Kemudian, sebagaimana dikutip dari Pasal 6, Peraturan Menteri Keuangan Nomor 122/PMK.011/2013 tentang Buku-Buku Pelajaran Umum, Kitab Suci, dan Buku-Buku Pelajaran Agama yang atas Impor atau Penyerahannya Dibebaskan dari Pengenaan Pajak Pertambahan Nilai dicabut dan dinyatakan tidak berlaku.

“Atas impor dan/atau penyerahan buku-buku pelajaran umum, kitab suci, dan buku-buku pelajaran agama, dibebaskan dari pengenaan Pajak Pertambahan Nilai,” tulis Pasal 1 ayat 1 dari Peraturan Menteri Keuangan Nomor 122/PMK.011/2013.
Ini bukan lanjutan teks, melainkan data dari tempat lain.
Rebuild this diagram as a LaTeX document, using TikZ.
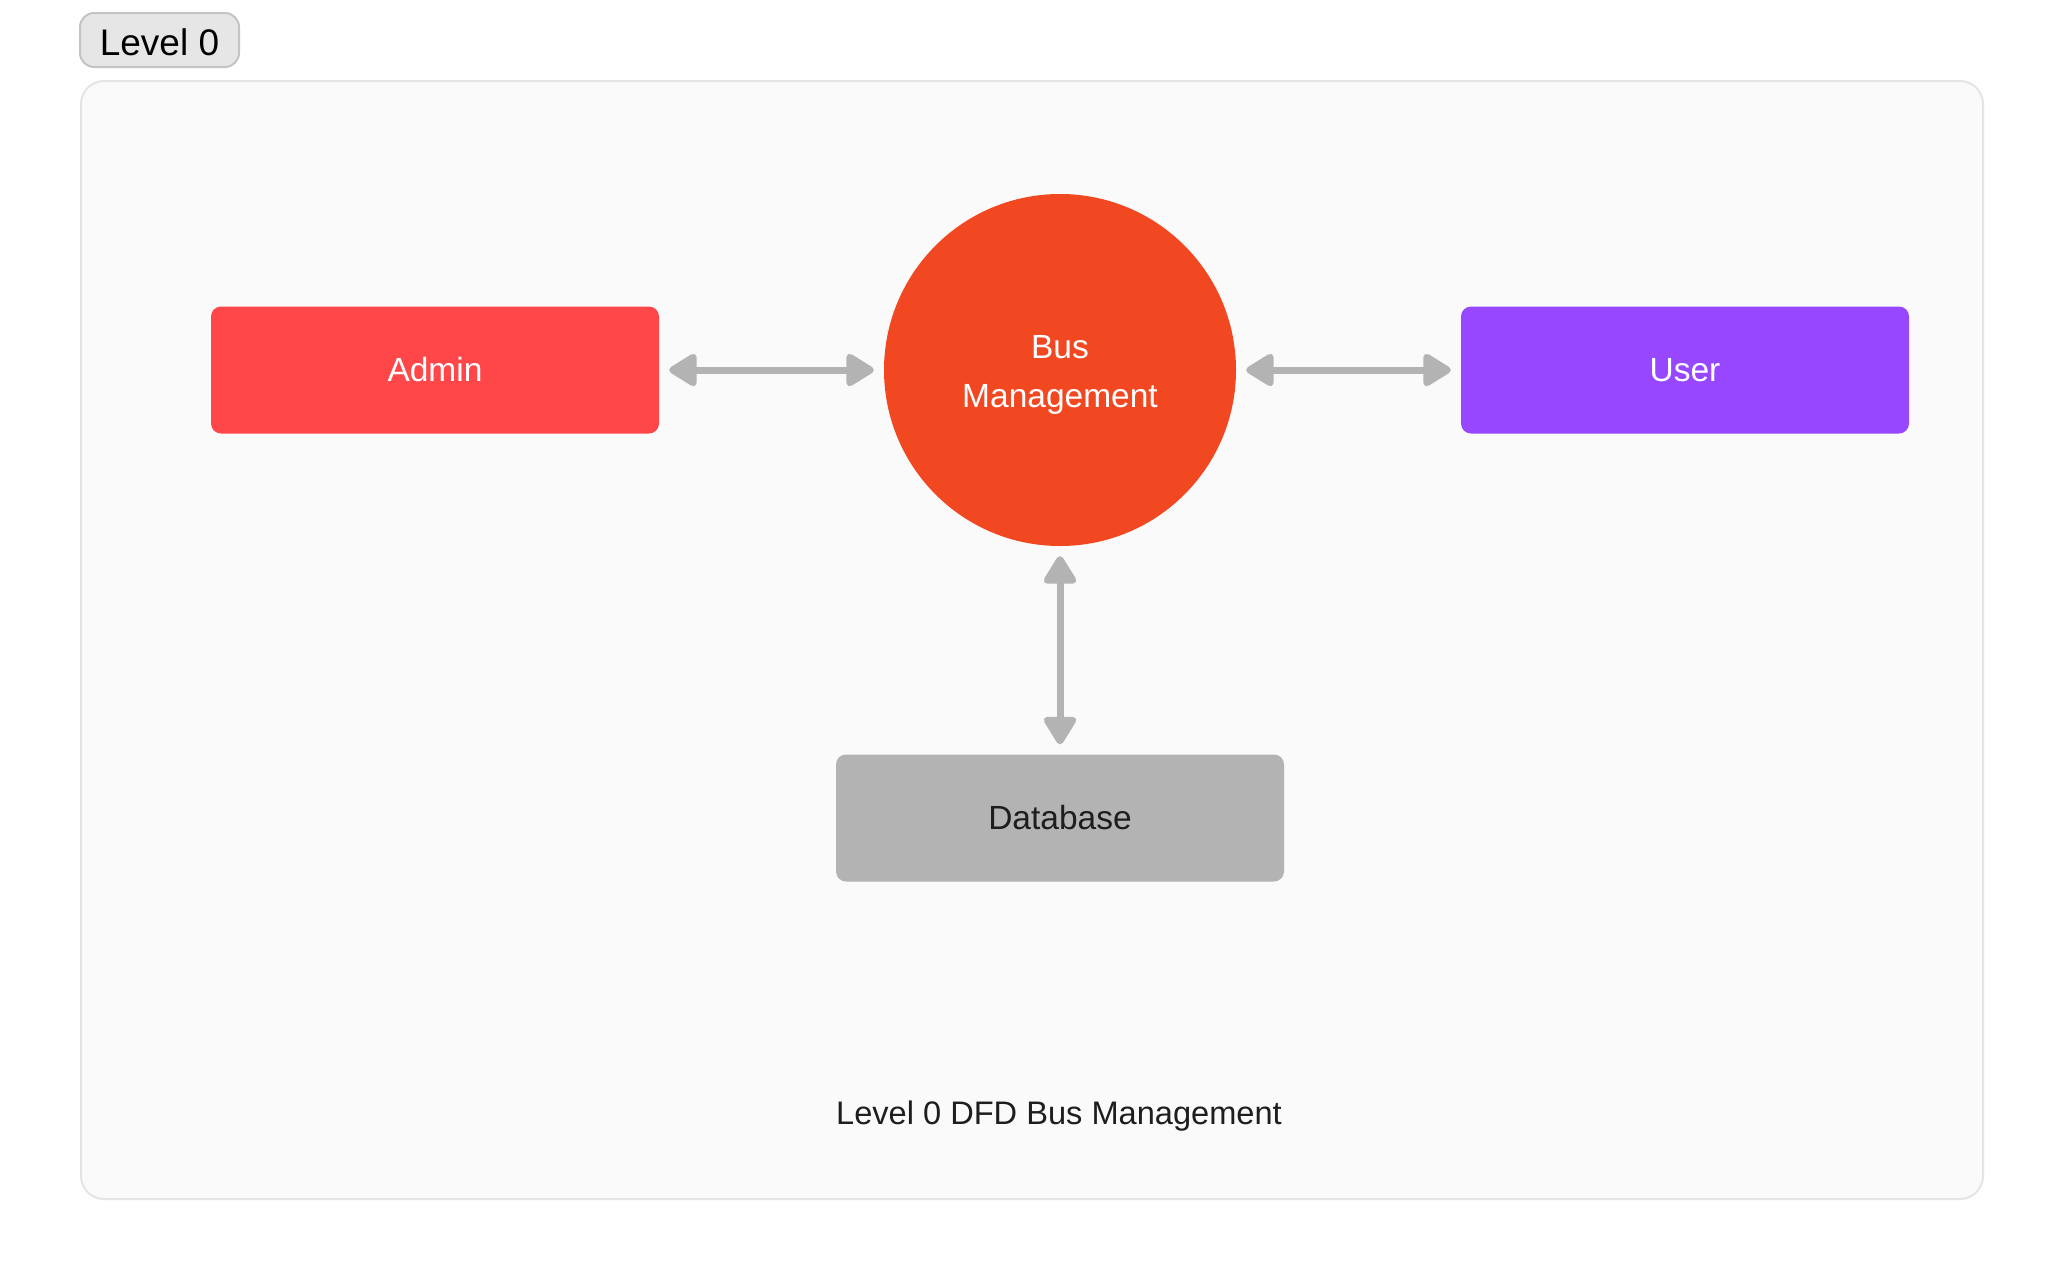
\documentclass[tikz,border=0pt]{standalone}
\usepackage{fontspec}
\setmainfont{Liberation Sans}
\usetikzlibrary{arrows.meta}
\definecolor{framefill}{HTML}{FAFAFA}
\definecolor{framedraw}{HTML}{E4E4E4}
\definecolor{badgefill}{HTML}{E6E6E6}
\definecolor{badgedraw}{HTML}{C4C4C4}
\definecolor{adminc}{HTML}{FF474A}
\definecolor{busc}{HTML}{F24822}
\definecolor{userc}{HTML}{9747FF}
\definecolor{dbc}{HTML}{B3B3B3}
\definecolor{arrowc}{HTML}{B3B3B3}
\definecolor{textdark}{HTML}{1E1E1E}
\tikzset{
  entity/.style={rectangle, rounded corners=10pt, minimum width=448pt, minimum height=127pt, inner sep=0pt, font=\fontsize{33.5}{40}\selectfont},
  flow/.style={draw=arrowc, line width=7pt, {Triangle[width=36pt,length=31pt,round]}-{Triangle[width=36pt,length=31pt,round]}, shorten <=10pt, shorten >=10pt},
}
\begin{document}
\begin{tikzpicture}[x=1pt,y=-1pt]
\fill[white] (0,0) rectangle (2064,1280);
\useasboundingbox (0,0) rectangle (2064,1280);
\draw[fill=framefill, draw=framedraw, line width=2pt, rounded corners=23pt] (81,81) rectangle (1983,1199);
\node[draw=badgedraw, fill=badgefill, line width=2pt, rounded corners=14pt, minimum width=159pt, minimum height=54pt, inner sep=0pt, text height=30pt, text depth=0pt, font=\fontsize{37}{40}\selectfont, text=black] (badge) at (159.5,40) {Level 0};
\node[entity, fill=adminc, text=white] (admin) at (435,370) {Admin};
\node[entity, fill=userc, text=white] (user) at (1685,370) {User};
\node[entity, fill=dbc, text=textdark] (db) at (1060,818) {Database};
\node[circle, fill=busc, minimum size=352pt, inner sep=0pt,
  label={[name=buslabel, align=center, text=white, font=\fontsize{33.5}{49}\selectfont, yshift=-5pt]center:Bus\\Management}] (bus) at (1060,370) {};
\draw[flow] (admin) -- (bus);
\draw[flow] (bus) -- (user);
\draw[flow] (bus) -- (db);
\node[text=textdark, font=\fontsize{32.6}{38}\selectfont, inner sep=0pt] (caption) at (1059,1116) {Level 0 DFD Bus Management};
\end{tikzpicture}
\end{document}
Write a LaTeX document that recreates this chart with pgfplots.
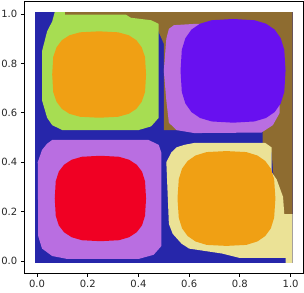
\documentclass[border=0pt]{standalone}
\usepackage{fontspec}
\setmainfont{DejaVu Sans}
\usepackage{pgfplots}
\pgfplotsset{compat=1.18}
\definecolor{cblue}{RGB}{38,38,170}
\definecolor{cbrown}{RGB}{142,108,48}
\definecolor{cgreen}{RGB}{167,221,82}
\definecolor{corange}{RGB}{240,160,20}
\definecolor{clav}{RGB}{185,110,225}
\definecolor{cviolet}{RGB}{104,16,240}
\definecolor{cred}{RGB}{240,0,35}
\definecolor{cyel}{RGB}{235,226,150}
\begin{document}
\begin{tikzpicture}
\begin{axis}[
  scale only axis, width=279pt, height=271.6pt,
  xmin=-0.05, xmax=1.05, ymin=-0.05, ymax=1.05,
  xtick={0,0.2,0.4,0.6,0.8,1.0}, ytick={0,0.2,0.4,0.6,0.8,1.0},
  xticklabel style={/pgf/number format/.cd,fixed,fixed zerofill,precision=1},
  yticklabel style={/pgf/number format/.cd,fixed,fixed zerofill,precision=1},
  /pgf/number format/assume math mode=true,
  tick label style={font=\fontsize{10}{12}\selectfont, text=black!85},
  tick align=outside, major tick length=3.5pt,
  xtick pos=bottom, ytick pos=left,
  axis line style={line width=0.8pt},
  every tick/.style={black, line width=0.8pt},
]
% blue background
\addplot[fill=cblue, draw=none, mark=none] coordinates {(-0.008,-0.008) (1.008,-0.008) (1.008,1.008) (-0.008,1.008)};
% brown
\addplot[fill=cbrown, draw=none, mark=none] coordinates {(0.11,1.008) (1.008,1.008) (1.008,0.19) (0.975,0.19) (0.94,0.25) (0.925,0.44) (0.89,0.46) (0.89,0.53) (0.50,0.53) (0.50,0.88) (0.47,0.95) (0.45,0.97) (0.35,0.985) (0.11,0.995)};
% green
\addplot[fill=cgreen, draw=none, mark=none] coordinates {(0.07,1.008) (0.11,1.008) (0.11,0.998) (0.35,0.998) (0.37,0.985) (0.45,0.975) (0.48,0.96) (0.48,0.58) (0.45,0.545) (0.40,0.53) (0.10,0.53) (0.06,0.55) (0.04,0.58) (0.02,0.65) (0.02,0.85) (0.04,0.93) (0.06,0.97)};
% orange top-left
\addplot[fill=corange, draw=none, mark=none] coordinates {(0.430,0.755) (0.426,0.826) (0.413,0.865) (0.392,0.894) (0.362,0.914) (0.320,0.926) (0.245,0.930) (0.170,0.926) (0.128,0.914) (0.098,0.894) (0.077,0.865) (0.064,0.826) (0.060,0.755) (0.064,0.684) (0.077,0.645) (0.098,0.616) (0.128,0.596) (0.170,0.584) (0.245,0.580) (0.320,0.584) (0.362,0.596) (0.392,0.616) (0.413,0.645) (0.426,0.684)};
% lavender top-right
\addplot[fill=clav, draw=none, mark=none] coordinates {(0.54,0.955) (0.62,0.96) (0.75,0.96) (0.85,0.95) (0.93,0.90) (0.957,0.80) (0.957,0.60) (0.93,0.55) (0.885,0.52) (0.62,0.518) (0.55,0.53) (0.52,0.56) (0.51,0.65) (0.50,0.77) (0.51,0.90) (0.52,0.94)};
% violet
\addplot[fill=cviolet, draw=none, mark=none] coordinates {(0.980,0.770) (0.975,0.855) (0.961,0.902) (0.937,0.937) (0.903,0.961) (0.857,0.975) (0.773,0.980) (0.689,0.975) (0.643,0.961) (0.609,0.937) (0.585,0.902) (0.571,0.855) (0.566,0.770) (0.571,0.685) (0.585,0.638) (0.609,0.603) (0.643,0.579) (0.689,0.565) (0.773,0.560) (0.857,0.565) (0.903,0.579) (0.937,0.603) (0.961,0.638) (0.975,0.685)};
% lavender bottom-left
\addplot[fill=clav, draw=none, mark=none] coordinates {(0.06,0.49) (0.44,0.49) (0.48,0.47) (0.49,0.44) (0.49,0.06) (0.46,0.025) (0.40,0.008) (0.12,0.008) (0.06,0.02) (0.02,0.05) (0.005,0.10) (0.003,0.40) (0.02,0.45) (0.04,0.475)};
% red
\addplot[fill=cred, draw=none, mark=none] coordinates {(0.430,0.253) (0.426,0.323) (0.414,0.362) (0.393,0.390) (0.363,0.410) (0.323,0.422) (0.250,0.426) (0.177,0.422) (0.137,0.410) (0.107,0.390) (0.086,0.362) (0.074,0.323) (0.070,0.253) (0.074,0.183) (0.086,0.144) (0.107,0.116) (0.137,0.096) (0.177,0.084) (0.250,0.080) (0.323,0.084) (0.363,0.096) (0.393,0.116) (0.414,0.144) (0.426,0.183)};
% yellow bottom-right
\addplot[fill=cyel, draw=none, mark=none] coordinates {(0.58,0.47) (0.62,0.478) (0.90,0.478) (0.925,0.46) (0.925,0.36) (0.945,0.33) (0.97,0.26) (0.975,0.19) (1.008,0.19) (1.008,-0.008) (0.98,-0.008) (0.98,0.012) (0.80,0.012) (0.73,0.03) (0.60,0.05) (0.57,0.07) (0.535,0.11) (0.52,0.15) (0.51,0.40) (0.53,0.44) (0.55,0.46)};
% orange bottom-right
\addplot[fill=corange, draw=none, mark=none] coordinates {(0.940,0.253) (0.935,0.331) (0.922,0.374) (0.900,0.405) (0.869,0.427) (0.825,0.441) (0.747,0.445) (0.669,0.441) (0.625,0.427) (0.594,0.405) (0.572,0.374) (0.559,0.331) (0.554,0.253) (0.559,0.175) (0.572,0.132) (0.594,0.101) (0.625,0.079) (0.669,0.065) (0.747,0.061) (0.825,0.065) (0.869,0.079) (0.900,0.101) (0.922,0.132) (0.935,0.175)};
\end{axis}
\pgfresetboundingbox
\path (current axis.south west) ++(-24.3pt,-18.7pt) rectangle ++(304pt,292pt);
\end{tikzpicture}
\end{document}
Sebagaimana dilansir dari Pasal 1 ayat 2, Buku-buku pelajaran umum sebagaimana dimaksud pada ayat (1) merupakan buku-buku fiksi dan nonfiksi untuk meningkatkan pendidikan dan kecerdasan bangsa, yang merupakan buku-buku pelajaran pokok, penunjang dan kepustakaan.

Berdasarkan pasal 1 ayat 3, kitab suci sebagaimana dimaksud pada ayat (1) yaitu Kitab suci agama Islam meliputi kitab suci Alquran, termasuk tafsir dan terjemahannya baik secara keseluruhan maupun sebagian, dan Jus Amma, Kitab suci agama Kristen Protestan meliputi kitab suci Perjanjian Lama dan Perjanjian Baru termasuk tafsir dan terjemahannya baik secara keseluruhan maupun sebagian, Kitab suci agama Katolik meliputi kitab suci Perjanjian Lama dan Perjanjian Baru termasuk tafsir dan terjemahannya baik secara keseluruhan maupun sebagian.

Selain itu, adapun Kitab suci agama Hindu meliputi kitab suci Weda, Smerti, dan Sruti, Upanisad, Itihasa, Purnama, termasuk tafsir dan terjemahannya baik secara keseluruhan maupun sebagian, Kitab suci agama Budha meliputi kitab suci Tripitaka termasuk tafsir dan terjemahannya baik secara keseluruhan maupun sebagian, dan Kitab lainnya yang telah ditetapkan sebagai kitab suci oleh menteri yang menyelenggarakan urusan pemerintahan di bidang agama atau pejabat lain yang ditunjuk oleh menteri dimaksud.

“Buku-buku pelajaran agama sebagaimana dimaksud pada ayat (1) adalah buku-buku fiksi dan nonfiksi untuk meningkatkan pendidikan dan kecerdasan bangsa, yang merupakan buku-buku pelajaran pokok, penunjang dan kepustakaan di bidang agama,” bunyi pasal 1 ayat 4.

Namun, berdasarkan Pasal 2, buku-buku pelajaran umum yang tidak termasuk dalam Pasal 1 ayat 2 antara lain, buku hiburan, buku musik, buku roman populer, buku sulap, buku iklan, buku promosi suatu usaha, buku katalog di luar keperluan pendidikan buku karikatur, buku horoskop, buku horor, buku komik, buku reproduksi lukisan.